Posted to dev@tika.apache.org by "K, Baraneetharan" <ba...@hp.com> on 2012/06/05 09:18:18 UTC
partial file parsing
Hi Tika-dev community,
I'm new to Tika, We are using AutoDetectParser (from Tika 0.9)for parsing the files and sending the parsed contents to Solr. We are facing severe performance issues while some large sized .xlsx, .docx and .pptx files getting parsed. Hence it is decided to parse files partially like first 10 paragraphs of a doc or first 1000 words or first 2MB of contents like that.

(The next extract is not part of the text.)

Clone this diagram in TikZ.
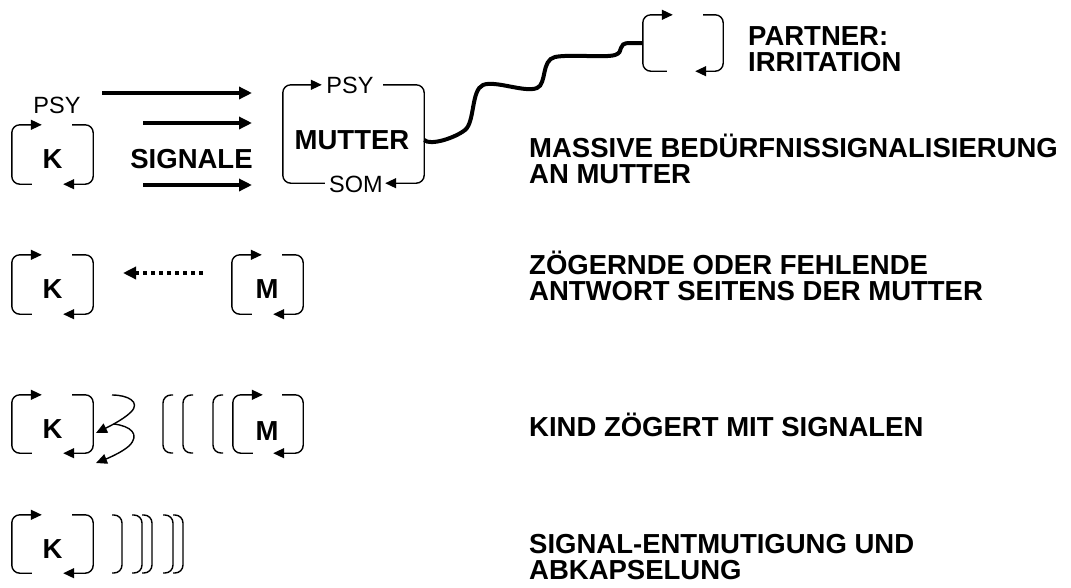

Please let me know is there any way to say Tika to parse part of a file.
Regards,
Baranee
Re: TikaInputStream customization
Posted by Jukka Zitting <ju...@gmail.com>.
Hi,
On Wed, Jun 6, 2012 at 2:15 PM, Baranee <ba...@hp.com> wrote:
> Can u pls tell me how to use the beforeRead() method in TikaInputStream to
> set readlimit for reading bytes from a stream.
http://people.apache.org/~hossman/#xyproblem
Why do you want to use TikaInputStream like this?
BR,
Jukka Zitting
Re: TikaInputStream customization
Posted by Baranee <ba...@hp.com>.
Thanks Zukka for your reply.
Can u pls tell me how to use the beforeRead() method in TikaInputStream to
set readlimit for reading bytes from a stream.
Baranee
--
View this message in context: http://lucene.472066.n3.nabble.com/partial-file-parsing-tp3987724p3987956.html
Sent from the Apache Tika - Development mailing list archive at Nabble.com.
Re: TikaInputStream customization
Posted by Jukka Zitting <ju...@gmail.com>.
Hi,
On Wed, Jun 6, 2012 at 12:30 PM, K, Baraneetharan
<ba...@hp.com> wrote:
> Can anyone pls let me know how to customize TikaInputStream to read only first
> 1000bytes from a given InputStream.
You can use the BoundedInputStream [1] class from Commons IO:
TikaInputStream.get(new BoundedInputStream(stream, 1000));
However, see the concern in TIKA-307 [2]. Passing a truncated stream
to Tika may produce unexpected results.
[1] http://commons.apache.org/io/api-release/org/apache/commons/io/input/BoundedInputStream.html
[2] https://issues.apache.org/jira/browse/TIKA-307
BR,
Jukka Zitting
TikaInputStream customization
Posted by "K, Baraneetharan" <ba...@hp.com>.
Can anyone pls let me know how to customize TikaInputStream to read only first 1000bytes from a given InputStream.
Regards,
Baranee